Bobbing up and down in a newly upholstered booth, I sip on a poppy-red aperitif while tracing the room with my eyes. Using cascades of summer evening light as a guide, my gaze lingers on the table I shared with my dad four years ago. I swirl around the crushed rose petals in my drink, dubbed the Rosefinch, and try to remember what the space once looked like. Leather benches and red wine come to mind, trailed by dark wood accents and rich decaf coffee for dessert. The memory’s details are fuzzy, to say the least, but it stands out as a fond one, triggering my excitement upon returning for a second meal. The renovated space is strikingly brighter, accentuated by white linen curtains and elegant moulding on the ceiling. Dark finishings have been swapped for brass accents and sage green chairs while a mid-century modern touch maintains sophistication with inviting softness.

In an instant, the scent of truffle oil diffuses around our booth as if to rally the senses of nearby occupants. Blended with cashew cream my first spoonful of the White Sweet Potato Soup is nutty, savory, and sweet all at the same time. Flecks of espelette bring the richer flavors into focus with each sip like an energizing yet nurturing kiss. Paired with our soup is the Kenter Farms Kale Salad. Glistening under a sherry vinaigrette and dusted with fresh parmesan, crunchy leaves are tossed with paper-thin apple slices, manchego, and red onion.

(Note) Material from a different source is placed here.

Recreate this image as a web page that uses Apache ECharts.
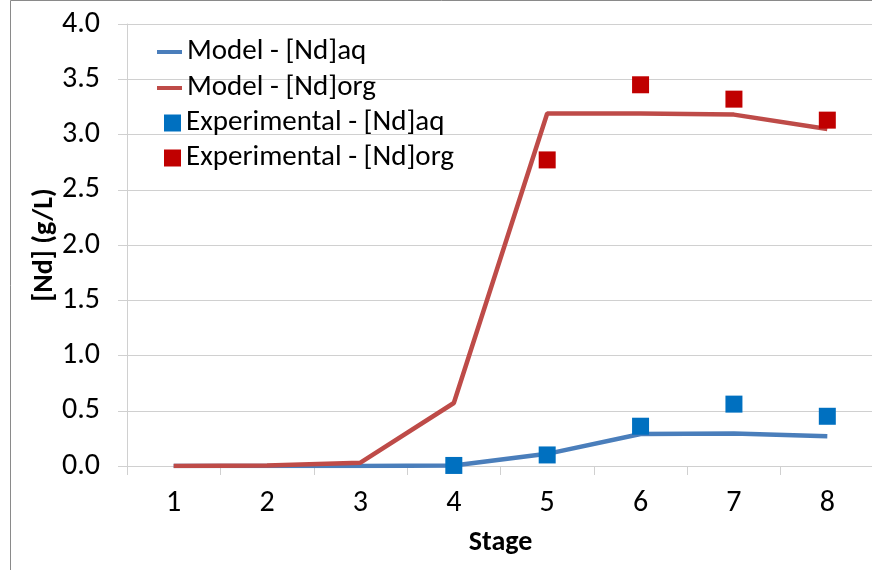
<!DOCTYPE html>
<html>
<head>
<meta charset="utf-8">
<script src="https://cdn.jsdelivr.net/npm/echarts@6/dist/echarts.min.js"></script>
<style>
  html, body { margin: 0; padding: 0; background: #fff; }
  #chart { width: 872px; height: 570px; }
</style>
</head>
<body>
<div id="chart"></div>
<script>
const stages = ['1', '2', '3', '4', '5', '6', '7', '8'];
const modelAq = [0, 0, 0, 0.005, 0.11, 0.29, 0.295, 0.27];
const modelOrg = [0, 0.005, 0.03, 0.57, 3.19, 3.19, 3.18, 3.05];
const expAq = [null, null, null, 0.005, 0.10, 0.36, 0.56, 0.45];
const expOrg = [null, null, null, null, 2.77, 3.45, 3.32, 3.13];
const yTicks = { min: 0, max: 4, interval: 0.5 };

const FONT = 'Carlito, Calibri, Lato, sans-serif';
const chart = echarts.init(document.getElementById('chart'), null, { renderer: 'canvas' });

const legendText = { fontFamily: FONT, fontSize: 29, color: '#000', lineHeight: 30 };
function lineLegend(name, top) {
  return { orient: 'vertical', left: 157, top: top, padding: 0,
    itemWidth: 25, itemHeight: 4, icon: 'rect', data: [name], textStyle: legendText };
}
function boxLegend(name, top) {
  return { orient: 'vertical', left: 164, top: top, padding: 0,
    itemWidth: 17, itemHeight: 17, icon: 'rect', data: [name], textStyle: legendText };
}

chart.setOption({
  animation: false,
  backgroundColor: '#fff',
  textStyle: { fontFamily: FONT, color: '#000' },
  graphic: [{
    type: 'rect',
    shape: { x: 10.5, y: 0.5, width: 900, height: 600 },
    style: { fill: 'none', stroke: '#8a8a8a', lineWidth: 1 },
    silent: true,
    z: -10
  }],
  grid: { left: 127, top: 24, width: 747, height: 442, outerBoundsMode: 'none', containLabel: false },
  legend: [
    lineLegend('Model - [Nd]aq', 37),
    lineLegend('Model - [Nd]org', 73),
    boxLegend('Experimental - [Nd]aq', 108),
    boxLegend('Experimental - [Nd]org', 143)
  ],
  xAxis: {
    type: 'category',
    data: stages,
    boundaryGap: true,
    name: 'Stage',
    nameLocation: 'middle',
    nameGap: 63,
    nameMoveOverlap: false,
    nameTextStyle: { fontFamily: FONT, fontSize: 28, fontWeight: 'bold', color: '#000' },
    axisLine: { show: true, lineStyle: { color: '#d0d0d0', width: 1 } },
    axisTick: { show: true, length: 9, lineStyle: { color: '#d0d0d0' } },
    axisLabel: { fontFamily: FONT, fontSize: 30, color: '#000', margin: 22 },
    splitLine: { show: false }
  },
  yAxis: {
    type: 'value',
    min: yTicks.min, max: yTicks.max, interval: yTicks.interval,
    name: '[Nd] (g/L)',
    nameLocation: 'middle',
    nameGap: 68,
    nameMoveOverlap: false,
    nameRotate: 90,
    nameTextStyle: { fontFamily: FONT, fontSize: 28, fontWeight: 'bold', color: '#000' },
    axisLine: { show: true, lineStyle: { color: '#d0d0d0', width: 1 } },
    axisTick: { show: true, length: 9, lineStyle: { color: '#d0d0d0' } },
    axisLabel: { fontFamily: FONT, fontSize: 30, color: '#000', margin: 27,
      formatter: v => v.toFixed(1) },
    splitLine: { show: true, lineStyle: { color: '#d0d0d0', width: 1 } }
  },
  series: [{
    name: 'Model - [Nd]aq',
    type: 'line',
    data: modelAq,
    symbol: 'none',
    itemStyle: { color: '#4A7EBB' },
    lineStyle: { color: '#4A7EBB', width: 4.5 },
    z: 2
  }, {
    name: 'Model - [Nd]org',
    type: 'line',
    data: modelOrg,
    symbol: 'none',
    itemStyle: { color: '#BE4B48' },
    lineStyle: { color: '#BE4B48', width: 4.5 },
    z: 3
  }, {
    name: 'Experimental - [Nd]aq',
    type: 'scatter',
    data: expAq,
    symbol: 'rect',
    symbolSize: 17,
    itemStyle: { color: '#0070C0', opacity: 1 },
    z: 4
  }, {
    name: 'Experimental - [Nd]org',
    type: 'scatter',
    data: expOrg,
    symbol: 'rect',
    symbolSize: 17,
    itemStyle: { color: '#C00000', opacity: 1 },
    z: 5
  }]
});
</script>
</body>
</html>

The sharpness of these flavors balances that of the soup, rounding off a wonderfully fresh, summer-honoring start to our evening.

We advance our meal with the F&F Deviled Eggs, a dish I recall loving from my last visit and the newer rendition of which I have been anticipating eagerly. When the plate arrives I look down at one of the most colorful presentations I’ve ever seen. Each arrangement consists of bright green chives, pickled shallots, and a small maple pork belly pad cushioned by the yellow filling. All of this is cradled in a festive pink half moon, which I’m told is created by marinating the eggs in beet juice. The eggs are pretty enough to order over and over again, even if they only tasted like average Fourth of July hors d'oeuvres. I’m delighted to report, however, that they taste as good as they look. A smokey maple glaze paired with the pungent taste of mustard is my favorite moment of synergy here but the entire bite is how I would define a “burst of flavor.” I would later attempt to recreate the dish at home, even pickling my own shallots, but of course to no avail.

A mini cast iron skillet of buttermilk fried chicken joins the table next to our now empty plate. Nestled together in a bed of potato puree, each piece of meat is drizzled with hot honey sauce and each bite possesses a delicate crispness. Such a dish reflects the eclectic taste of Finch & Fork’s executive chef, Craig Riker whose culinary approach is informed by his world travels. In this recipe, he explains that he wanted to incorporate Southern flavors with locally sourced ingredients, not only highlighting Santa Barbara’s refined harvest but also demonstrating its inventive range. Such a thoughtful addition to the menu exemplifies the way that Finch & Fork celebrates Californian agriculture in an elevated yet approachable fashion. Hope Ranch mussels and a Niman Ranch pork chop are balanced by comforting sides like Mac and Cheese. Enhanced with everything from cajun spices to Japanese chili to coconut curry broth, classic dishes seem to both welcome me home while also acknowledging culturally variant definitions of belonging.

We enter the intermission in dining characterized by radiant repletion. As I await a small serving of churros to top it all off, a patchwork essence of the American Riviera emerges once again. The sentiments of terracotta rooftops and colorful archway murals are summoned by the creative and thoughtful flavor profiles in my meal. There always seems to be music playing wherever I am in Santa Barbara–here a saxophone plays gently outside my window and the Finch’s song calls back in gratitude.